YOUR GOAL →
Copy out all lines that carry the word "this".

SOURCE MATERIAL →

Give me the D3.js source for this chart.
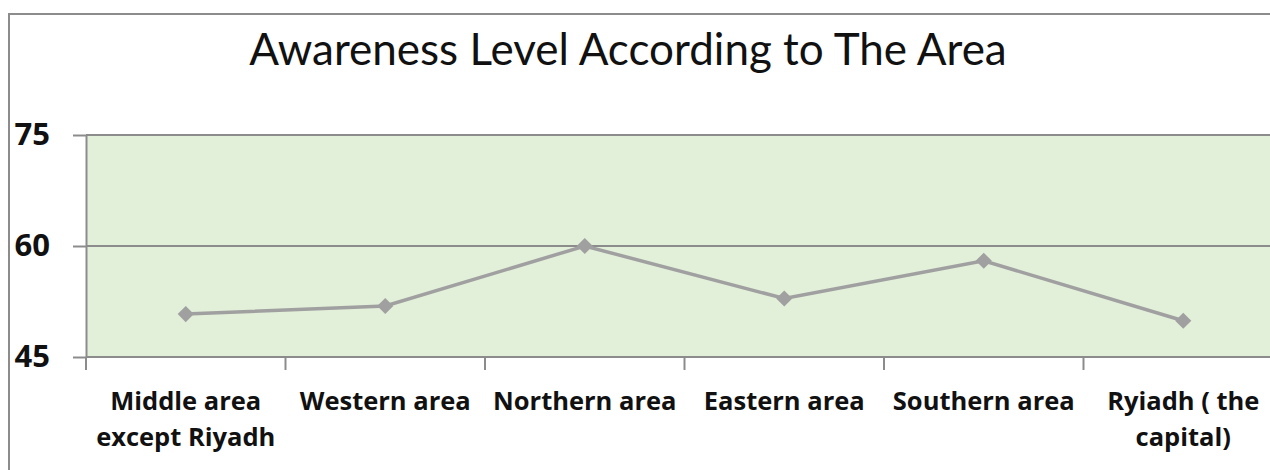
<!DOCTYPE html>
<html><head><meta charset="utf-8">
<script src="https://cdn.jsdelivr.net/npm/d3@7"></script>
<style>body{margin:0;background:#fff}svg{display:block}</style>
</head><body>
<script>
const categories = [["Middle area","except Riyadh"],["Western area"],["Northern area"],["Eastern area"],["Southern area"],["Ryiadh ( the","capital)"]];
const values = [50.8, 51.9, 60, 52.9, 58, 49.9];
const yTicks = [45, 60, 75];
const title = "Awareness Level According to The Area";

const W = 1270, H = 470;
const m = {left: 86, top: 135, right: 1283, bottom: 357};
const svg = d3.select("body").append("svg").attr("width", W).attr("height", H);
const font = "Lato, 'Open Sans', sans-serif";
const bfont = "'Open Sans', Lato, sans-serif";

svg.append("rect").attr("x", 9).attr("y", 14).attr("width", 1300).attr("height", 500)
  .attr("fill", "#fff").attr("stroke", "#8c8c8c").attr("stroke-width", 2);

svg.append("text").attr("x", 628).attr("y", 65).attr("text-anchor", "middle")
  .attr("font-family", font).attr("font-size", 44).attr("fill", "#111").text(title);

const x = d3.scaleBand().domain(d3.range(categories.length)).range([m.left, m.right]);
const y = d3.scaleLinear().domain([45, 75]).range([m.bottom, m.top]);

svg.append("rect").attr("x", m.left).attr("y", m.top).attr("width", m.right - m.left)
  .attr("height", m.bottom - m.top).attr("fill", "#e2efd9");

const gy = svg.append("g").attr("transform", `translate(${m.left},0)`)
  .call(d3.axisLeft(y).tickValues(yTicks).tickSize(13).tickSizeOuter(0).tickPadding(23));
gy.selectAll("line").attr("stroke", "#8c8c8c").attr("stroke-width", 2);
gy.select(".domain").attr("stroke", "#8c8c8c").attr("stroke-width", 2);
gy.selectAll("text").attr("font-family", bfont).attr("font-weight", "bold").attr("font-size", 31).attr("fill", "#111");

svg.append("g").selectAll("line").data(yTicks).join("line")
  .attr("x1", m.left).attr("x2", m.right).attr("y1", d => y(d)).attr("y2", d => y(d))
  .attr("stroke", "#8c8c8c").attr("stroke-width", 2);

const gx = svg.append("g").attr("transform", `translate(0,${m.bottom})`)
  .call(d3.axisBottom(x).tickSize(0).tickFormat(""));
gx.select(".domain").remove();
svg.append("g").selectAll("line").data(d3.range(categories.length + 1)).join("line")
  .attr("x1", d => m.left + d * x.step()).attr("x2", d => m.left + d * x.step())
  .attr("y1", m.bottom).attr("y2", m.bottom + 13).attr("stroke", "#8c8c8c").attr("stroke-width", 2);

const labels = svg.append("g").selectAll("text").data(categories).join("text")
  .attr("text-anchor", "middle").attr("font-family", bfont).attr("font-weight", "bold")
  .attr("font-size", 25.5).attr("fill", "#111");
labels.each(function(d, i) {
  const t = d3.select(this);
  d.forEach((line, j) => t.append("tspan").attr("x", x(i) + x.bandwidth() / 2).attr("y", 410 + j * 36).text(line));
});

const line = d3.line().x((d, i) => x(i) + x.bandwidth() / 2).y(d => y(d));
svg.append("path").datum(values).attr("d", line).attr("fill", "none")
  .attr("stroke", "#a0a0a0").attr("stroke-width", 3.5);
svg.append("g").selectAll("path").data(values).join("path")
  .attr("d", d3.symbol(d3.symbolSquare, 130))
  .attr("transform", (d, i) => `translate(${x(i) + x.bandwidth() / 2},${y(d)}) rotate(45)`)
  .attr("fill", "#a0a0a0");
</script>
</body></html>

RESULT OF THE EXERCISE →
Give me the D3.js source for this chart.
  const t = d3.select(this);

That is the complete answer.